Russian Ex-TV Host Spearheads 'Mission' Against Domestic Violence
Defying abuse from "haters" and opposition from political allies, a Russian former chat show host turned MP is leading an uphill struggle to create a law tackling domestic violence.
Ruling party lawmaker Oksana Pushkina has run into hostility from ultra-conservatives and the Russian Orthodox Church as she battles to force through legislation many see as overdue.
Yet even though Pushkina belongs to the dominant United Russia faction, there is no guarantee any bill will pass.
The vivacious 56-year-old, who anchored Russia's equivalent of "Oprah" before entering politics, sees President Vladimir Putin's reaction at his annual press conference on Thursday as crucial for its future.
"Eighty percent of Russian families encounter domestic violence," Pushkina told AFP in an interview.
However, Russia currently has no law defining domestic violence and protecting victims, and first-time physical attacks by family members were recently decriminalised.
"We're right at the back of the line out of all countries," said the ex-host of the popular TV show "A Woman's View", her bright green trousers, matching necklace and white T-shirt standing out among the dark suits of the State Duma lower house of parliament.
Along with lawyers and activists, she helped draw up a draft law introducing concepts such as restraining orders.
"We are really saving people, this is a mission," she said.
The upper house, the Federation Council, published the draft for public discussion after softening the terms.
Nevertheless most comments online called for it to be scrapped for damaging "traditional values," claiming it would lead to the state breaking up families.
Just 57 percent of men backed the draft law in a survey by state pollster VTsIOM, compared to 80 percent of women.
The Orthodox Church called the bill "incompatible with traditional Russian spiritual and moral values".
Pushkina admits she has "not yet" won the support of colleagues in the Duma -- where there are just 70 female MPs out of 450.
She has also received threats and her staff said that her email was flooded with near-identical messages opposing the bill.
"They are scary people," she said, of her "ultra-conservative" opponents, who accuse the bill's authors of backing "Western non-traditional values".
Pushkina acknowledged that Putin's words to the media on Thursday could play a vital role.
"Basically we are waiting for the 19th, the press conference.
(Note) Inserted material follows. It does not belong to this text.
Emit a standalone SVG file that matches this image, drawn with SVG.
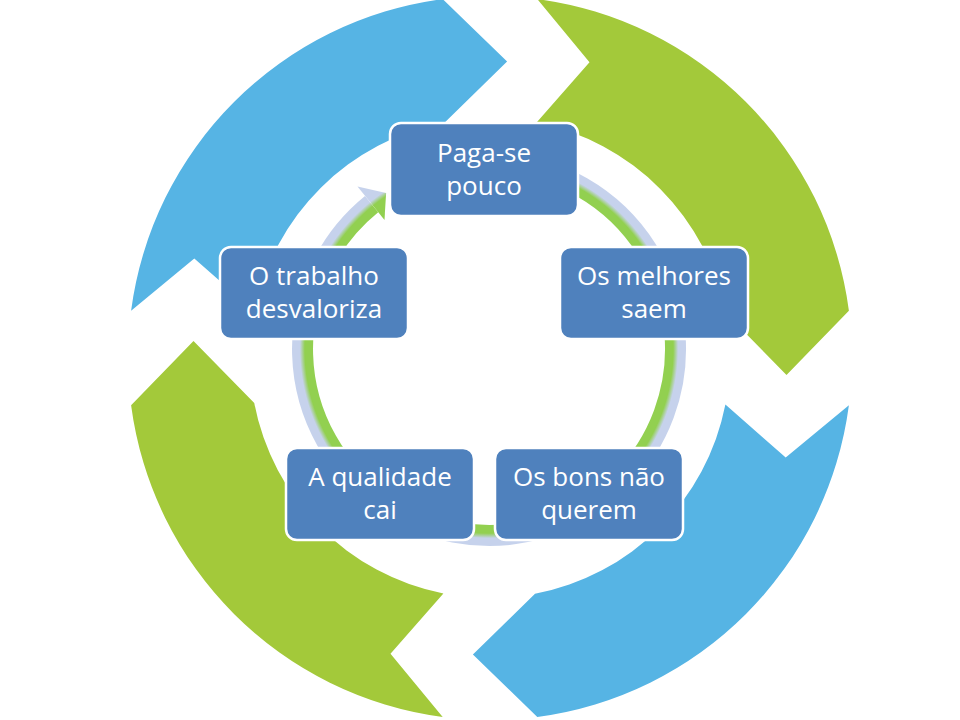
<svg xmlns="http://www.w3.org/2000/svg" width="960" height="720" viewBox="0 0 960 720">
<defs>
<style>
.box{fill:#4f81bd;stroke:#ffffff;stroke-width:2.5}
.lbl{font-family:"Open Sans","Liberation Sans",sans-serif;font-size:26px;fill:#ffffff;text-anchor:middle}
</style>
<path id="arrow" d="M131.1,310.7 A362,362 0 0 1 442.7,-0.9 L507.1,61.5 L445,122.25 A240,240 0 0 0 254.6,311.4 L194.3,258.5 Z"/>
<radialGradient id="ringGrad" gradientUnits="userSpaceOnUse" cx="489" cy="349" r="197">
<stop offset="0.89" stop-color="#92d050"/>
<stop offset="0.935" stop-color="#92d050"/>
<stop offset="0.96" stop-color="#c6d2ec"/>
<stop offset="1" stop-color="#c6d2ec"/>
</radialGradient>
</defs>
<rect width="960" height="720" fill="#ffffff"/>
<g id="cycle-arrows">
<use href="#arrow" fill="#56b4e4"/>
<use href="#arrow" fill="#a3c93a" transform="rotate(90 490 358)"/>
<use href="#arrow" fill="#56b4e4" transform="rotate(180 490 358)"/>
<use href="#arrow" fill="#a3c93a" transform="rotate(270 490 358)"/>
</g>
<g id="connectors">
<path d="M505.3,163.2 A186.5,186.5 0 1 1 371.6,204.1" fill="none" stroke="url(#ringGrad)" stroke-width="21"/>
<path d="M357.5,186.6 L386.1,192.9 L384.5,220 Z" fill="url(#ringGrad)"/>
</g>
<g id="node-paga">
<rect class="box" x="390" y="123" width="188" height="93" rx="11"/>
<text class="lbl" x="484" y="161.5">Paga-se</text>
<text class="lbl" x="484" y="194.5">pouco</text>
</g>
<g id="node-melhores">
<rect class="box" x="560" y="247" width="188" height="92" rx="11"/>
<text class="lbl" x="654" y="285">Os melhores</text>
<text class="lbl" x="654" y="318">saem</text>
</g>
<g id="node-bons">
<rect class="box" x="495" y="448" width="188" height="92" rx="11"/>
<text class="lbl" x="589" y="486">Os bons não</text>
<text class="lbl" x="589" y="519">querem</text>
</g>
<g id="node-qualidade">
<rect class="box" x="286" y="448" width="188" height="92" rx="11"/>
<text class="lbl" x="380" y="486">A qualidade</text>
<text class="lbl" x="380" y="519">cai</text>
</g>
<g id="node-trabalho">
<rect class="box" x="220" y="247" width="188" height="92" rx="11"/>
<text class="lbl" x="314" y="285">O trabalho</text>
<text class="lbl" x="314" y="318">desvaloriza</text>
</g>
</svg>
I think a question will be asked, we will listen carefully. A lot depends on this, too, that's just how it is," she said, laughing.
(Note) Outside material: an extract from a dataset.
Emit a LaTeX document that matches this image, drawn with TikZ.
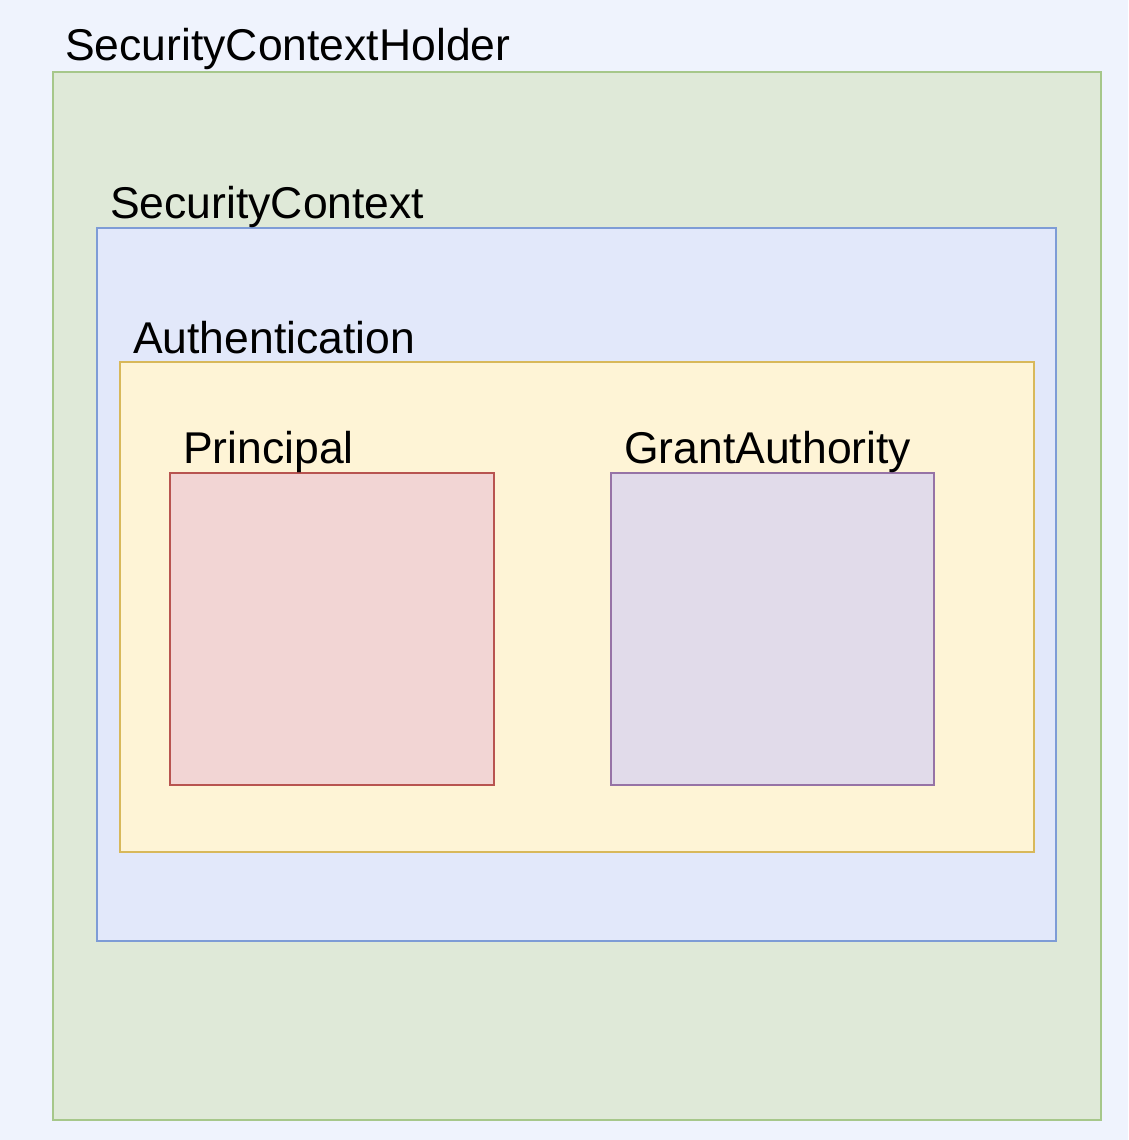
\documentclass[tikz,border=0pt]{standalone}
\usepackage{fontspec}
\setmainfont{Liberation Sans}
\definecolor{bgc}{HTML}{EFF3FD}
\definecolor{holderfill}{HTML}{DFE9D8}
\definecolor{holderline}{HTML}{A6C78A}
\definecolor{ctxfill}{HTML}{E2E8FA}
\definecolor{ctxline}{HTML}{7E9CD6}
\definecolor{authfill}{HTML}{FEF4D6}
\definecolor{authline}{HTML}{D8B85A}
\definecolor{prinfill}{HTML}{F2D5D4}
\definecolor{prinline}{HTML}{B85450}
\definecolor{grantfill}{HTML}{E1DBEA}
\definecolor{grantline}{HTML}{9673A6}
\begin{document}
\begin{tikzpicture}[x=1pt,y=-1pt,
  box/.style={line width=2pt},
  lbl/.style={anchor=base west,inner sep=0pt,font=\fontsize{44.5}{50}\selectfont}]
\fill[bgc] (0,0) rectangle (1128,1140);
\useasboundingbox (0,0) rectangle (1128,1140);
\draw[box,fill=holderfill,draw=holderline] (53,72) rectangle (1101,1120);
\draw[box,fill=ctxfill,draw=ctxline] (97,228) rectangle (1056,941);
\draw[box,fill=authfill,draw=authline] (120,362) rectangle (1034,852);
\draw[box,fill=prinfill,draw=prinline] (170,473) rectangle (494,785);
\draw[box,fill=grantfill,draw=grantline] (611,473) rectangle (934,785);
\node[lbl] (tholder) at (65,61) {SecurityContextHolder};
\node[lbl] (tctx) at (110,218) {SecurityContext};
\node[lbl] (tauth) at (133,353) {Authentication};
\node[lbl] (tprin) at (183,463) {Principal};
\node[lbl] (tgrant) at (624,463) {GrantAuthority};
\end{tikzpicture}
\end{document}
She said she had talked to Putin's aides but the strongman seems unlikely to bolster her cause.
In 2016, he backed a controversial measure to decriminalise beatings in the home, saying "unceremonious intrusion into the family is unacceptable".
"We haven't yet managed to persuade people who take the decisions in the country, particularly the legal administration of the president," she admitted.
As a celebrity member of United Russia -- which also counts former sports stars and the first woman in space Valentina Tereshkova as MPs -- Pushkina could seem to be in a strong position.
United Russia usually steamrolls bills through parliament with little debate but "that won't work here", she acknowledged.
"I think it will be one of the most high-profile bills," even compared to reforms to increase the state pension age that divided the country and saw Putin's ratings plummet, she said.
"If the law isn't passed, it means society isn't ready to live differently."
Known for her confessional chats with stars in the late 1990s and early 2000s, Pushkina also fought a very public lengthy legal battle over botched cosmetic filler in her face.
She served as a regional children's ombudswoman before becoming an MP in 2016.
"I've been in the public eye a long time. I haven't always said popular things. I've always had a lot of haters," she said, indicating that threats over the bill were not the worst she had received.
She admitted that her generation was more tolerant of abusers, saying that some women took the view that: "I'll stay with him until the end, until he kills me," while she sees a new generation who "want respect from their partners".
"You can never totally end violence but we at least want to stop it in the home," she said, adding that, in this case, it falls to women to "save the world one more time".